As for Kejriwal’s Swaraj, the idea has a populist tint alright but can be a constructive step, if implemented properly. The core element of this idea is the Mohalla Sabha. Kejriwal intends to set up 2700 Sabhas in the city. The major concern, as I see it, for this measure relates to the constitution and finances of these Sabhas. Without proper constitution and regulation of these Sabhas, we may have urban Panchayats with prevalence of malpractices. Another concern related to this model is that of it being time-consuming. With this massive drive of decentralization (a welcome move), the key would be regulation.
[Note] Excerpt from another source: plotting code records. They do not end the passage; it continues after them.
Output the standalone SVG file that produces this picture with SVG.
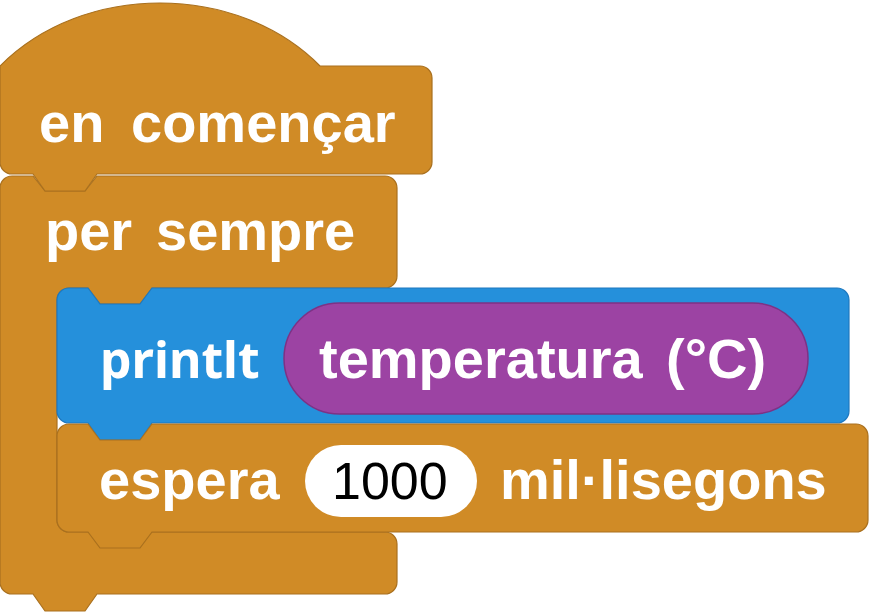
<svg xmlns="http://www.w3.org/2000/svg" width="870" height="612" viewBox="0 0 870 612">
<style>
.ctl{fill:#D08B26;stroke:#A9701E;stroke-width:1.2}
.blu{fill:#2590DB;stroke:#1E78BF;stroke-width:1.2}
.pur{fill:#9C43A3;stroke:#7E3285;stroke-width:1.5}
.inp{fill:#FFFFFF}
.lbl{font-family:"Liberation Sans",Arial,sans-serif;font-weight:bold;font-size:56px;fill:#FFFFFF}
.lbl2{font-family:"Noto Sans","Open Sans",sans-serif;font-weight:bold;font-size:50px;fill:#FFFFFF}
.num{font-family:"Liberation Sans",Arial,sans-serif;font-size:52px;fill:#000000}
</style>
<g id="forever">
<path class="ctl" d="M0,188 a12,12 0 0 1 12,-12 H33 L45,191 H85 L97,176 H385 a12,12 0 0 1 12,12 V276 a12,12 0 0 1 -12,12 H152 L140,304 H100 L88,288 H69 a12,12 0 0 0 -12,12 V520 a12,12 0 0 0 12,12 H385 a12,12 0 0 1 12,12 V582 a12,12 0 0 1 -12,12 H97 L85,611 H45 L33,594 H12 a12,12 0 0 1 -12,-12 Z"/>
<text class="lbl" x="45" y="250">per</text>
<text class="lbl" x="156" y="250">sempre</text>
</g>
<g id="start">
<path class="ctl" d="M0,66 C83,-18 237,-18 320,66 H420 a12,12 0 0 1 12,12 V162 a12,12 0 0 1 -12,12 H97 L85,191 H45 L33,174 H12 a12,12 0 0 1 -12,-12 Z"/>
<text class="lbl" x="39" y="142">en</text>
<text class="lbl" x="131" y="142">començar</text>
</g>
<g id="println">
<path class="blu" d="M57,300 a12,12 0 0 1 12,-12 H88 L100,304 H140 L152,288 H837 a12,12 0 0 1 12,12 V411 a12,12 0 0 1 -12,12 H152 L140,440 H100 L88,423 H69 a12,12 0 0 1 -12,-12 Z"/>
<text class="lbl2" x="100" y="378">printlt</text>
<g id="temperature">
<rect class="pur" x="284" y="303" width="524" height="111" rx="55.5"/>
<text class="lbl" x="319" y="378">temperatura</text>
<text class="lbl" x="666" y="378">(°C)</text>
</g>
</g>
<g id="wait">
<path class="ctl" d="M57,436 a12,12 0 0 1 12,-12 H88 L100,440 H140 L152,424 H856 a12,12 0 0 1 12,12 V520 a12,12 0 0 1 -12,12 H152 L140,548 H100 L88,532 H69 a12,12 0 0 1 -12,-12 Z"/>
<text class="lbl" x="99" y="499">espera</text>
<rect class="inp" x="305" y="445" width="172" height="72" rx="36"/>
<text class="num" x="332" y="499">1000</text>
<text class="lbl" x="500" y="499">mil·lisegons</text>
</g>
</svg>
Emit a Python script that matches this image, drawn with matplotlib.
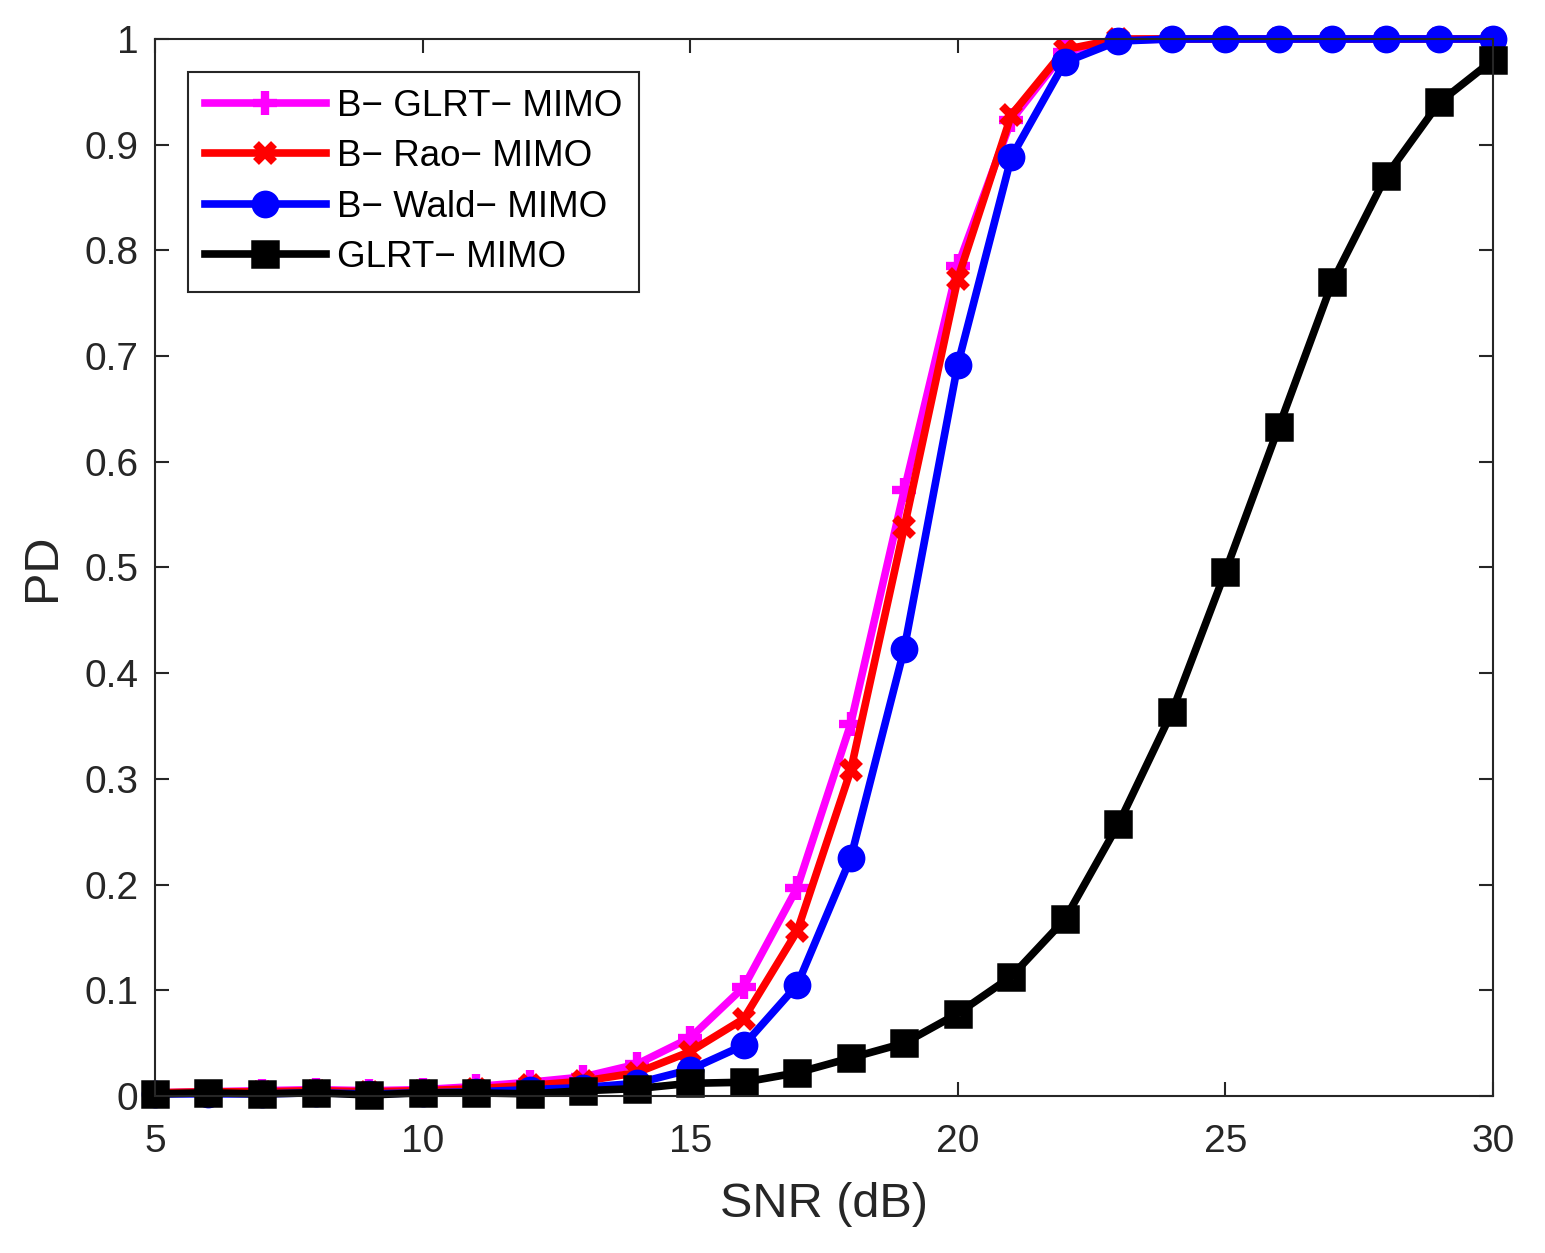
import numpy as np
import matplotlib
matplotlib.use('Agg')
import matplotlib.pyplot as plt

plt.rcParams['font.family'] = ['Liberation Sans', 'DejaVu Sans']

snr = list(range(5, 31))

b_glrt = [0.003, 0.004, 0.005, 0.006, 0.005, 0.006, 0.009, 0.013, 0.018, 0.030,
          0.055, 0.103, 0.197, 0.352, 0.573, 0.785, 0.923, 0.988, 0.999, 1.0,
          1.0, 1.0, 1.0, 1.0, 1.0, 1.0]
b_rao = [0.003, 0.004, 0.004, 0.005, 0.004, 0.005, 0.007, 0.010, 0.014, 0.022,
         0.042, 0.073, 0.156, 0.308, 0.538, 0.773, 0.928, 0.990, 1.0, 1.0,
         1.0, 1.0, 1.0, 1.0, 1.0, 1.0]
b_wald = [0.002, 0.002, 0.002, 0.003, 0.002, 0.003, 0.004, 0.006, 0.008, 0.012,
          0.025, 0.048, 0.105, 0.225, 0.423, 0.692, 0.888, 0.978, 0.998, 1.0,
          1.0, 1.0, 1.0, 1.0, 1.0, 1.0]
glrt = [0.002, 0.003, 0.002, 0.003, 0.001, 0.003, 0.003, 0.002, 0.005, 0.007,
        0.012, 0.013, 0.022, 0.036, 0.050, 0.078, 0.113, 0.167, 0.257, 0.363,
        0.496, 0.633, 0.770, 0.870, 0.940, 0.980]

labels = ['B\u2212 GLRT\u2212 MIMO', 'B\u2212 Rao\u2212 MIMO',
          'B\u2212 Wald\u2212 MIMO', 'GLRT\u2212 MIMO']

fig = plt.figure(figsize=(15.45, 12.53), dpi=100)
ax = fig.add_axes([0.1003, 0.1253, 0.866, 0.8436])

lw = 5.5
ax.plot(snr, b_glrt, color='#ff00ff', lw=lw, marker='+', ms=17, mew=6,
        label=labels[0], clip_on=False)
ax.plot(snr, b_rao, color='#ff0000', lw=lw, marker='x', ms=13, mew=6,
        label=labels[1], clip_on=False)
ax.plot(snr, b_wald, color='#0000ff', lw=lw, marker='o', ms=16, mew=4,
        label=labels[2], clip_on=False)
ax.plot(snr, glrt, color='black', lw=lw, marker='s', ms=11, mew=9, mfc='none',
        label=labels[3], clip_on=False)

ax.set_xlim(5, 30)
ax.set_ylim(0, 1)
ax.set_xticks([5, 10, 15, 20, 25, 30])
ax.set_yticks(np.arange(0, 1.01, 0.1))
ax.set_yticklabels(['0', '0.1', '0.2', '0.3', '0.4', '0.5', '0.6', '0.7', '0.8', '0.9', '1'])

ax.tick_params(direction='in', length=10, width=1.5, top=True, right=True,
               labelsize=28, colors='#262626')
ax.tick_params(axis='x', pad=20)
ax.tick_params(axis='y', pad=12)
for s in ax.spines.values():
    s.set_linewidth(1.5)
    s.set_color('#262626')

ax.set_xlabel('SNR (dB)', fontsize=35, color='#262626', labelpad=16)
ax.set_ylabel('PD', fontsize=35, color='#262626', labelpad=14)

leg = ax.legend(loc='upper left', fontsize=26.5, handlelength=3.3, handletextpad=0.3,
                labelspacing=0.42, borderaxespad=0.9, fancybox=False, framealpha=1,
                edgecolor='#262626', borderpad=0.45)
leg.get_frame().set_linewidth(1.5)

fig.savefig('out.png', dpi=100)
I am in no way apprehensive or cynical about AAP’s progress. It is a welcome change in the political dynamics of the country. However, I am against the idea of populism over pragmatism in policy-making, a trend that AAP has seemingly followed in a few of its pursuits. I also look forward to the AAP government making good its promises, after having raised expectations so high that it may be easy to provide quick-fire solutions (with the proverbial magic-wand?) that may not be beneficial for the Delhiites in the long run.